His arrival at Basondo, near the cave of Santimamiñe and the Oma Forest, was not a planned destination. He was working at a riding school in Cantabria when he decided to change course after finding an advertisement for a 'farm school' in Bizkaia. He was attracted by the place, but also by the desire to get to know Euskal Herria and its culture, so he sent his resume without too many expectations. The first visit did not dispel all doubts, but it did leave a clear intuition. 'I was looking for a place where I could have a house, grow a garden, and live in the countryside,' he recalls. They offered him to return for a week and he accepted; upon his return, he already had a house set up for him. 'I saw it was a sign to stay,' he evokes.
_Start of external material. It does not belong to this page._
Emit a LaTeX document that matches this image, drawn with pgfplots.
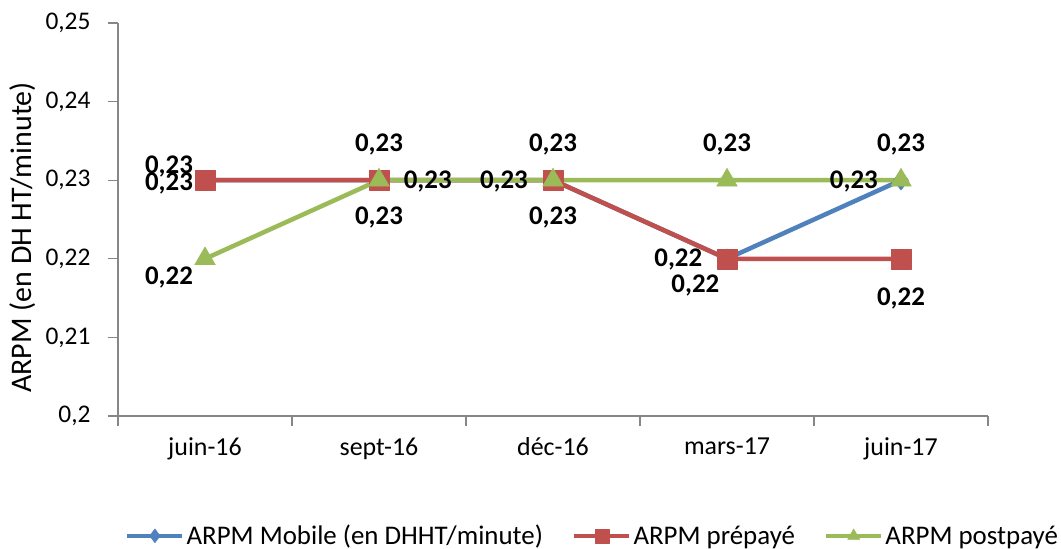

Over time, his relationship with Basondo ceased to be purely professional and became something harder to define. 'Perhaps, in the end, Basondo has welcomed me,' he summarizes. His previous background helps to understand this perspective. In Portugal, he initiated a small community for shared living centered around nature, based on coexistence and working the land, and later experienced the kibbutz system in Israel, an experience that reinforced his interest in collective forms of organization and communal living. During this time, he has maintained active social involvement, participating in mobilizations defending the Urdaibai territory and in protests expressing his anti-Zionist critique of the situation in Palestine.
With a keen intellect, his work at Basondo has been linked to animal care, but also to a relationship based on observation and respect. From birds of prey like a peregrine falcon from Gorliz to a doe or a marten, each arrival meant considering its entire life there. 'When you take in an animal, you know it will live here forever. You think about how to arrange the enclosure so the animal is well, as naturalized as possible,' he explains. Over the years, the park evolved from a collection of species into something broader. 'More than individual animals, I feel the whole is a living system,' he summarizes, adding: 'If there were no trees, there would be no animals. The entire system is what functions'.
This way of understanding the environment is also reflected in the song dedicated to him by the schoolchildren. In it, besides traversing his landscape, it highlights a way of viewing nature and coexistence that he himself has tried to convey over the years. Verses like 'tell the curves we've reached that place where there are no cities, where the sea cradles us' or 'and let the wind blow and bring prosperity, and let hatred be silenced and let us know how to speak' function as a collective portrait of what his presence at Basondo has meant to those who have known him since school.
Among the many animals that have passed through his life at Basondo, there is a blind cat named Orri, who holds a special place in his heart. 'She is teaching me a lot,' he says simply. He also recalls difficult moments, such as the death of a mare he brought from Portugal to Cantabria, which was eventually returned to nature. 'Vultures came and ate her whole. It was marvelous, even though it sounds that way,' he recounts.
But if anything has particularly marked these years, it has been the encounters with schoolchildren, who on many occasions did not come to see the animals first, but him. In a particularly significant visit, an alpaca approached a child with autism who remained silent, and the entire group stopped. 'The alpaca put its head on his chest. And they stayed there. The others fell silent,' he remembers. 'It was something that gave me goosebumps.' In another activity, a child with special needs had a similar moment with a corn snake, and ended up establishing an unexpected bond with him during the visit. These are scenes that, as he explains, stay with him more than many other things.
His connection with the school environment has been so intense that he has also participated in sports and community activities, coaching a girls' basketball team at San Fidel Ikastola in Gernika-Lumo and being part of the group of families from Landako Eskola who called themselves Basondistak, a name coined by a child that eventually became a shared identity.
Now, with his departure imminent, a young friend who met him five years ago when he was 5 years old poses a question that encapsulates the entire relationship built: 'If you were my age, ten years old, how would you feel if a very good friend of yours left Basondo?'. Pedro swallows and answers from his own history, marked by separations during the Carnation Revolution in Portugal, when bonds were broken overnight. 'My friends suddenly disappeared,' he lamented. That experience led him to understand that distance does not always mean an end. That's why he insists that nothing truly ends. That things, when they have been lived this way, simply continue in another form. 'It is a continuation always,' he says, departing without saying goodbye.